Sidley represented GlaxoSmithKline plc (GSK) on the refinancing of its core revolving credit facilities consisting of US$2.5 billion of 364-day facilities and £1.9 billion of multi-currency three-year facilities. These facilities replace GSK’s existing revolving credit facilities provided by its panel of twelve relationship banks on a bilateral basis.
In anticipation of the cessation of the London Interbank Offered Rate (LIBOR), these are the first large-scale credit facilities executed globally to be linked from the commencement date to both the Sterling Overnight Index Average (SONIA) and the Secured Overnight Financing Rate (SOFR), compounded in arrear.
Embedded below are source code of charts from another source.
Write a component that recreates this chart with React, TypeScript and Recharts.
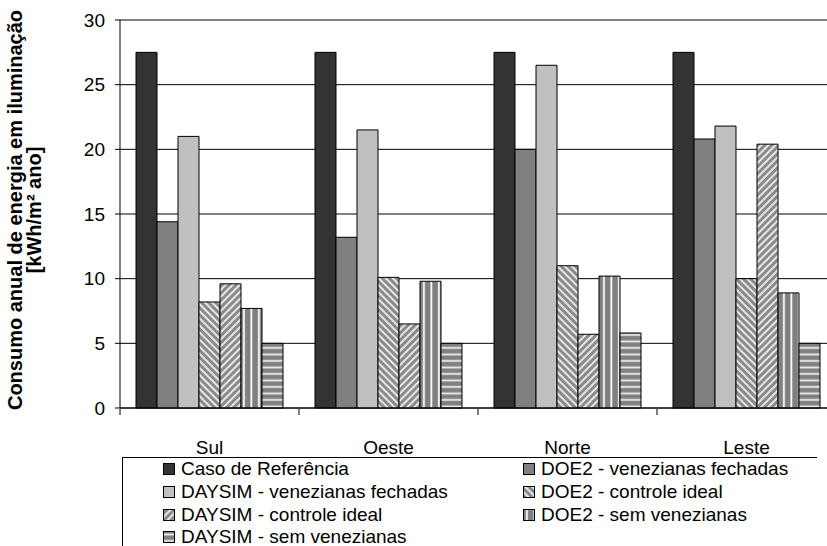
import { BarChart, Bar, XAxis, YAxis, CartesianGrid, Label } from 'recharts';

const categories = ['Sul', 'Oeste', 'Norte', 'Leste'];
const casoReferencia = [27.5, 27.5, 27.5, 27.5];
const doe2Fechadas = [14.4, 13.2, 20.0, 20.8];
const daysimFechadas = [21.0, 21.5, 26.5, 21.8];
const doe2Controle = [8.2, 10.1, 11.0, 10.0];
const daysimControle = [9.6, 6.5, 5.7, 20.4];
const doe2Sem = [7.7, 9.8, 10.2, 8.9];
const daysimSem = [5.0, 5.0, 5.8, 5.0];
const yTicks = [0, 5, 10, 15, 20, 25, 30];
const boundaryTicks = [0, 1, 2, 3, 4];

const SERIES = [
  { key: 'caso', name: 'Caso de Referência', values: casoReferencia, fill: '#333333' },
  { key: 'doe2F', name: 'DOE2 - venezianas fechadas', values: doe2Fechadas, fill: '#808080' },
  { key: 'daysimF', name: 'DAYSIM - venezianas fechadas', values: daysimFechadas, fill: '#C0C0C0' },
  { key: 'doe2C', name: 'DOE2 - controle ideal', values: doe2Controle, fill: 'url(#diagDown)' },
  { key: 'daysimC', name: 'DAYSIM - controle ideal', values: daysimControle, fill: 'url(#diagUp)' },
  { key: 'doe2S', name: 'DOE2 - sem venezianas', values: doe2Sem, fill: 'url(#vStripes)' },
  { key: 'daysimS', name: 'DAYSIM - sem venezianas', values: daysimSem, fill: 'url(#hStripes)' },
];

const data = categories.map((name, i) => {
  const row: Record<string, string | number> = { name, pos: i };
  for (const s of SERIES) row[s.key] = s.values[i];
  return row;
});

const FONT = '"Liberation Sans", Arial, sans-serif';

function PatternDefs() {
  return (
    <defs>
      <pattern id="diagDown" width="5" height="5" patternUnits="userSpaceOnUse" patternTransform="rotate(-45)">
        <rect width="5" height="5" fill="#8a8a8a" />
        <rect width="2" height="5" fill="#e6e6e6" />
      </pattern>
      <pattern id="diagUp" width="5" height="5" patternUnits="userSpaceOnUse" patternTransform="rotate(45)">
        <rect width="5" height="5" fill="#8a8a8a" />
        <rect width="2" height="5" fill="#e6e6e6" />
      </pattern>
      <pattern id="vStripes" width="7.5" height="4" patternUnits="userSpaceOnUse">
        <rect width="7.5" height="4" fill="#808080" />
        <rect x="3" width="1.8" height="4" fill="#ffffff" />
      </pattern>
      <pattern id="hStripes" width="4" height="6.5" patternUnits="userSpaceOnUse">
        <rect width="4" height="6.5" fill="#808080" />
        <rect y="2.5" width="4" height="1.8" fill="#f0f0f0" />
      </pattern>
    </defs>
  );
}

function YLabel(props: any) {
  const vb = props.viewBox || { x: 0, y: 20, height: 388 };
  const cy = vb.y + vb.height / 2 - 4;
  return (
    <g fontFamily={FONT} fontWeight="bold" fontSize={20} fill="#000">
      <text x={22} y={cy} textAnchor="middle" transform={`rotate(-90, 22, ${cy})`}>
        Consumo anual de energia em iluminação
      </text>
      <text x={41} y={cy} textAnchor="middle" transform={`rotate(-90, 41, ${cy})`}>
        [kWh/m² ano]
      </text>
    </g>
  );
}

function Swatch({ fill }: { fill: string }) {
  return (
    <svg width={12} height={12} style={{ display: 'block' }}>
      <PatternDefs />
      <rect x={0.5} y={0.5} width={11} height={11} fill={fill} stroke="#000" />
    </svg>
  );
}

function LegendBox() {
  const left = SERIES.filter((_, i) => i % 2 === 0);
  const right = SERIES.filter((_, i) => i % 2 === 1);
  const col = (items: typeof SERIES, x: number) =>
    items.map((s, r) => (
      <div
        key={s.key}
        style={{
          position: 'absolute',
          left: x,
          top: 468 + r * 22.8 - 457 - 12,
          height: 24,
          display: 'flex',
          alignItems: 'center',
          gap: 6,
          whiteSpace: 'nowrap',
        }}
      >
        <Swatch fill={s.fill} />
        <span style={{ fontFamily: FONT, fontSize: 19, color: '#000' }}>{s.name}</span>
      </div>
    ));
  return (
    <div
      style={{
        position: 'absolute',
        left: 122,
        top: 457,
        width: 695,
        height: 120,
        borderLeft: '1px solid #000',
        borderTop: '1px solid #000',
        boxSizing: 'border-box',
      }}
    >
      {col(left, 40)}
      {col(right, 400)}
    </div>
  );
}

export default function App() {
  return (
    <div
      style={{
        position: 'fixed',
        left: 0,
        top: 0,
        width: 827,
        height: 546,
        overflow: 'hidden',
        background: '#fff',
      }}
    >
      <BarChart
        width={860}
        height={546}
        data={data}
        margin={{ top: 20, right: 24, bottom: 136, left: 0 }}
        barCategoryGap={16}
        barGap={0}
      >
        <PatternDefs />
        <CartesianGrid vertical={false} stroke="#000" strokeWidth={1} />
        <XAxis
          dataKey="name"
          height={1}
          tickLine={false}
          tickSize={0}
          tickMargin={33}
          axisLine={{ stroke: '#000' }}
          tick={{ fontFamily: FONT, fontSize: 19, fill: '#000' }}
          interval={0}
        />
        <XAxis
          xAxisId="bounds"
          type="number"
          dataKey="pos"
          domain={[0, 4]}
          ticks={boundaryTicks}
          height={1}
          axisLine={false}
          tickLine={{ stroke: '#000' }}
          tickSize={6}
          tickFormatter={() => ''}
          allowDataOverflow
        />
        <YAxis
          width={120}
          domain={[0, 30]}
          ticks={yTicks}
          tickSize={5}
          tickMargin={10}
          axisLine={{ stroke: '#000' }}
          tickLine={{ stroke: '#000' }}
          tick={{ fontFamily: FONT, fontSize: 19, fill: '#000' }}
        >
          <Label content={<YLabel />} />
        </YAxis>
        {SERIES.map((s) => (
          <Bar
            key={s.key}
            dataKey={s.key}
            name={s.name}
            fill={s.fill}
            stroke="#000"
            strokeWidth={1}
            isAnimationActive={false}
          />
        ))}
      </BarChart>
      <LegendBox />
    </div>
  );
}
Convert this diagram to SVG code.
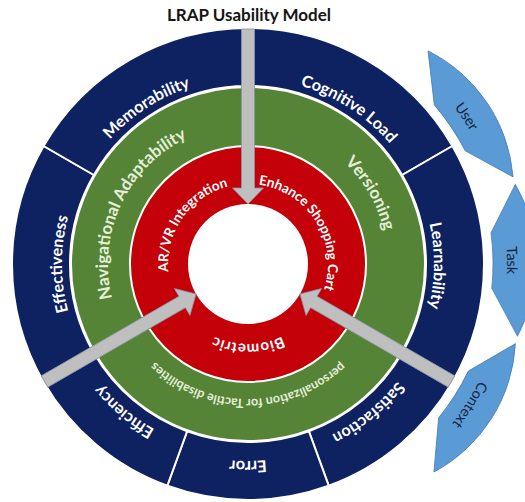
<svg xmlns="http://www.w3.org/2000/svg" width="525" height="502" viewBox="0 0 525 502">
  <defs>
    <style>
      text { font-family: Lato, "Liberation Sans", "DejaVu Sans", sans-serif; font-weight: 700; }
      .title { font-size: 17px; fill: #151515; }
      .nv { font-size: 16.3px; fill: #ffffff; }
      .gr { font-size: 17px; fill: #e4efd9; }
      .gs { font-size: 12.5px; fill: #e4efd9; }
      .rd { font-size: 13.6px; fill: #ffffff; }
      .bl { font-size: 14.5px; font-weight: 400; fill: #17253f; }
      .seg { fill: #0e2161; stroke: #ffffff; stroke-width: 2; }
      .chev { fill: #5b9bd5; stroke: #4a80bb; stroke-width: 0.8; }
      .arr { fill: #bfbfbf; stroke: #8a93a6; stroke-width: 0.8; }
    </style>
    <!-- ring sectors, starting at angle 0 and sweeping clockwise -->
    <path id="sec60" d="M178,0L236,0A236,236 0 0 1 118,204.38L89,154.15A178,178 0 0 0 178,0Z"/>
    <path id="sec40" d="M178,0L236,0A236,236 0 0 1 180.79,151.70L136.36,114.42A178,178 0 0 0 178,0Z"/>
    <!-- outer context band piece, centred on angle 0 -->
    <path id="band" d="M243.43,-27.73L268.46,-75.97A155,155 0 0 1 268.46,75.97L243.43,27.73A245,245 0 0 0 243.43,-27.73Z"/>
    <!-- clockwise circles for labels; 50% offset lands at angle 0 -->
    <path id="c80" d="M-80,0A80,80 0 0 1 80,0A80,80 0 0 1 -80,0"/>
    <path id="c135" d="M-135,0A135,135 0 0 1 135,0A135,135 0 0 1 -135,0"/>
    <path id="c140" d="M-140,0A140,140 0 0 1 140,0A140,140 0 0 1 -140,0"/>
    <path id="c186" d="M-186,0A186,186 0 0 1 186,0A186,186 0 0 1 -186,0"/>
    <path id="c190" d="M-190,0A190,190 0 0 1 190,0A190,190 0 0 1 -190,0"/>
    <path id="c197" d="M-197,0A197,197 0 0 1 197,0A197,197 0 0 1 -197,0"/>
    <path id="c259" d="M-259,0A259,259 0 0 1 259,0A259,259 0 0 1 -259,0"/>
    <!-- arrow pointing along +x, tail at origin -->
    <path id="arrow" d="M0,-6.5H159V-15.5L175,0L159,15.5V6.5H0Z"/>
  </defs>

  <rect width="525" height="502" fill="#ffffff"/>
  <text class="title" x="249" y="21" text-anchor="middle">LRAP Usability Model</text>

  <g transform="translate(248,264)">
    <!-- outer ring: usability attributes -->
    <g id="cognitive-load">
      <use href="#sec60" class="seg" transform="rotate(-90)"/>
      <g transform="rotate(-57)"><text class="nv" text-anchor="middle"><textPath href="#c186" startOffset="50%">Cognitive Load</textPath></text></g>
    </g>
    <g id="learnability">
      <use href="#sec60" class="seg" transform="rotate(-30)"/>
      <g transform="rotate(0.5)"><text class="nv" text-anchor="middle"><textPath href="#c186" startOffset="50%">Learnability</textPath></text></g>
    </g>
    <g id="satisfaction">
      <use href="#sec40" class="seg" transform="rotate(30)"/>
      <g transform="rotate(51)"><text class="nv" text-anchor="middle"><textPath href="#c190" startOffset="50%">Satisfaction</textPath></text></g>
    </g>
    <g id="error">
      <use href="#sec40" class="seg" transform="rotate(70)"/>
      <g transform="rotate(90)"><text class="nv" text-anchor="middle"><textPath href="#c197" startOffset="50%">Error</textPath></text></g>
    </g>
    <g id="efficiency">
      <use href="#sec40" class="seg" transform="rotate(110)"/>
      <g transform="rotate(130)"><text class="nv" text-anchor="middle"><textPath href="#c190" startOffset="50%">Efficiency</textPath></text></g>
    </g>
    <g id="effectiveness">
      <use href="#sec60" class="seg" transform="rotate(150)"/>
      <g transform="rotate(180)"><text class="nv" text-anchor="middle"><textPath href="#c186" startOffset="50%">Effectiveness</textPath></text></g>
    </g>
    <g id="memorability">
      <use href="#sec60" class="seg" transform="rotate(210)"/>
      <g transform="rotate(237)"><text class="nv" text-anchor="middle"><textPath href="#c186" startOffset="50%">Memorability</textPath></text></g>
    </g>

    <!-- middle ring: adaptation features -->
    <g id="adaptation-ring">
      <circle r="177" fill="#568436" stroke="#ffffff" stroke-width="2"/>
    </g>
    <g id="navigational-adaptability">
      <g transform="rotate(205)"><text class="gr" text-anchor="middle"><textPath href="#c140" startOffset="50%">Navigational Adaptability</textPath></text></g>
    </g>
    <g id="versioning">
      <g transform="rotate(-30)"><text class="gr" text-anchor="middle"><textPath href="#c140" startOffset="50%">Versioning</textPath></text></g>
    </g>
    <g id="personalization">
      <g transform="rotate(90)"><text class="gs" text-anchor="middle"><textPath href="#c135" startOffset="50%">personalization for Tactile disabilities</textPath></text></g>
    </g>

    <!-- inner ring: shopping features -->
    <g id="feature-ring">
      <circle r="118" fill="#c40008" stroke="#ffffff" stroke-width="2"/>
    </g>
    <g id="ar-vr-integration">
      <g transform="rotate(215)"><text class="rd" text-anchor="middle"><textPath href="#c80" startOffset="50%">AR/VR Integration</textPath></text></g>
    </g>
    <g id="enhance-shopping-cart">
      <g transform="rotate(-32)"><text class="rd" text-anchor="middle"><textPath href="#c80" startOffset="50%">Enhance Shopping Cart</textPath></text></g>
    </g>
    <g id="biometric">
      <g transform="rotate(90)"><text class="rd" text-anchor="middle" style="font-size:15px" letter-spacing="0.6"><textPath href="#c80" startOffset="50%">Biometric</textPath></text></g>
    </g>

    <g id="core">
      <circle r="60" fill="#ffffff"/>
    </g>

    <!-- context bands on the right -->
    <g id="user" transform="rotate(-34)">
      <use href="#band" class="chev"/>
      <text class="bl" text-anchor="middle"><textPath href="#c259" startOffset="50%">User</textPath></text>
    </g>
    <g id="task" transform="rotate(-0.8)">
      <use href="#band" class="chev"/>
      <text class="bl" text-anchor="middle"><textPath href="#c259" startOffset="50%">Task</textPath></text>
    </g>
    <g id="context" transform="rotate(32.4)">
      <use href="#band" class="chev"/>
      <text class="bl" text-anchor="middle"><textPath href="#c259" startOffset="50%">Context</textPath></text>
    </g>

    <!-- arrows from the outer rim into the core -->
    <g id="connectors">
      <use href="#arrow" class="arr" transform="rotate(-90) translate(235,0) rotate(180)"/>
      <use href="#arrow" class="arr" transform="rotate(150) translate(235,0) rotate(180)"/>
      <use href="#arrow" class="arr" transform="rotate(30) translate(235,0) rotate(180)"/>
    </g>
  </g>
</svg>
The loan agreements include fixed-spread adjustment amounts for both SONIA and SOFR, which form a separate element of the composite interest rate. This approach helps GSK to avoid paying a higher all-in rate in the event of negative SONIA/SOFR. Interest periods have been set at one month, with a fixed-spread adjustment reflecting the five-year historic median of spreads between the relevant LIBORs and SONIA and SOFR.
The facilities use a five business day lookback (also known as the “lag” methodology) instead of the “observation shift” methodology that had previously been used in other Risk Free Rate (RFR) transactions. This is to align with the latest UK and U.S. regulatory and industry working group recommendations while achieving consistency across currencies and geographies.
The Sidley team in London was led by David Howe (partner, Capital Markets), and included Benedetta Pacifico (senior associate, Capital Markets), David Kucharski (associate, Capital Markets), Alistair Gunn (trainee, Capital Markets), Oliver Currall (partner, Tax), and Oliver Rosshandler (associate, Tax).
Allen & Overy LLP in London (partner, Greg Brown and associate, Dominique Crowley) advised HSBC Bank plc in its capacity as Risk Free Rate Coordinator.